聖書:マタイ21:1~11

1:さて、彼らがエルサレムに近づき、オリブ山沿いのベテパゲに着いたとき、イエスはふたりの弟子をつかわして言われた、
2:「向こうの村へ行きなさい。するとすぐ、ろばがつながれていて、子ろばがそばにいるのを見るであろう。それを解いてわたしのところに引いてきなさい。
3:もしだれかが、あなたがたに何か言ったなら、主がお入り用なのです、と言いなさい。そう言えば、すぐ渡してくれるであろう」。
4:こうしたのは、預言者によって言われたことが、成就するためである。
5:すなわち、「シオンの娘に告げよ、見よ、あなたの王がおいでになる、柔和なおかたで、ろばに乗って、くびきを負うろばの子に乗って」。
6:弟子たちは出て行って、イエスがお命じになったとおりにし、
7:ろばと子ろばとを引いてきた。
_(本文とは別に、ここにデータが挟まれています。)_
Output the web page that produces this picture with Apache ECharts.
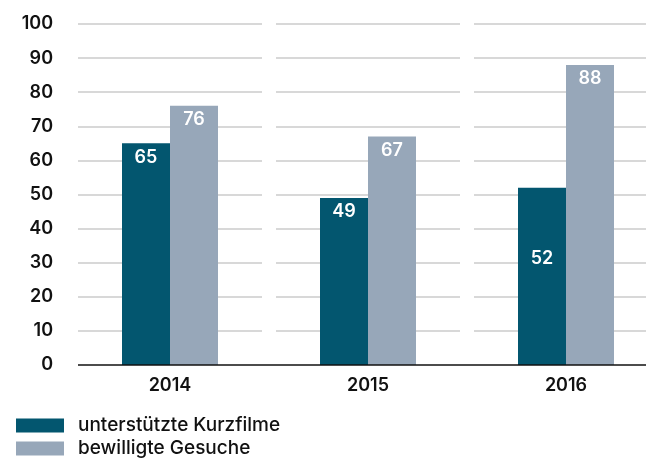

そしてその上に自分たちの上着をかけると、イエスはそれにお乗りになった。
8:群衆のうち多くの者は自分たちの上着を道に敷き、また、ほかの者たちは木の枝を切ってきて道に敷いた。
9:そして群衆は、前に行く者も、あとに従う者も、共に叫びつづけた、「ダビデの子に、ホサナ。主の御名によってきたる者に、祝福あれ。いと高き所に、ホサナ」。
10:イエスがエルサレムにはいって行かれたとき、町中がこぞって騒ぎ立ち、「これは、いったい、どなただろう」と言った。
11:そこで群衆は、「この人はガリラヤのナザレから出た預言者イエスである」と言った。

金言
「もしだれかが、あなたがたに何か言ったなら、主がお入り用なのです、と言いなさい。そう言えば、すぐ渡してくれるであろう」。(マタイ21:3)
 自分のための人生は、最後はむなしく、つまらないものです。人は誰かの役に立つならば、生きがいを感じます。まして、主イエスに用いられるとすれば、なんとすばらしいことでしょうか。
 主イエス・キリストは「柔和な王」としてエルサレムに入場され、その週の金曜日に十字架にかかり、三日目に死人の中からよみがえります。主イエスは、その大切な入場のために、駿馬ではなく、子ろばを用いられました。主が用いられる人とは、どんな人でしょうか。
1,主に選ばれた人
 「向こうの村へ行きなさい。するとすぐ、ろばがつながれていて、子ろばがそばにいるのを見るであろう。それを解いてわたしのところに引いてきなさい」(2)。主イエスが、なぜ向こうの村の子ろばを知っているのか、飼い主が誰なのかは書かれていません。「わたしのところに引いてきなさい」と、弟子たちに命じられました。主の選びは、不思議なものです。「神は、…この世の愚かな者を選び、強い者をはずかしめるために、この世の弱い者を選び、 有力な者を無力な者にするために、この世で身分の低い者や軽んじられている者、すなわち、無きに等しい者を、あえて選ばれたのである」(Ⅰコリント1:27,28)。
 「主がお入り用なのです」と言うと、すぐに、飼い主は子ろばを渡してくれました。主に用いられる秘訣は、人の手から、主の手にゆだね、明け渡すことが必要です。
2,主の言葉に生きる人
 主イエスのエルサレム入場は、二つの旧約聖書の言葉の成就です(5,イザヤ62:11,ゼカリヤ9:9,詩篇118:25)。主イエスが子ろばに乗らなければ、柔和な王としてのエルサレム入場は成就しないのです。子ろばは、ただ、主の言葉によって召され、主の言葉が成就するために、用いられたのです。
主が用いられる人は、自分を主の言葉にゆだねる人です。「今わたしは、主とその恵みの言とに、あなたがたをゆだねる。御言には、あなたがたの徳をたて、聖別されたすべての人々と共に、御国をつがせる力がある」(使徒20:32)。
3,主と共に歩む人
ろばは、愚直なぐらいに黙々と働くそうです。この子ろばにとって、主イエスをお乗せしたことが、人を乗せる初めての経験でした(マルコ11:2)。主に用いられる時、主からの新しいチャレンジがあります。信仰生活は、自分にとっては未経験の領域に足を踏み入れることです。自分の知恵、自分の人生経験、この世の価値観だけでは前進することはできないのです。恐れることはないのです。主が共におられるのです。
  先走りすることもなく、後から遅れることもなく、子ろばのように、愚直なまでに、一歩一歩、主をお乗せして、共に歩み続ければよいのです。
 「主に用いられる人」を、今も、主は求めておられます。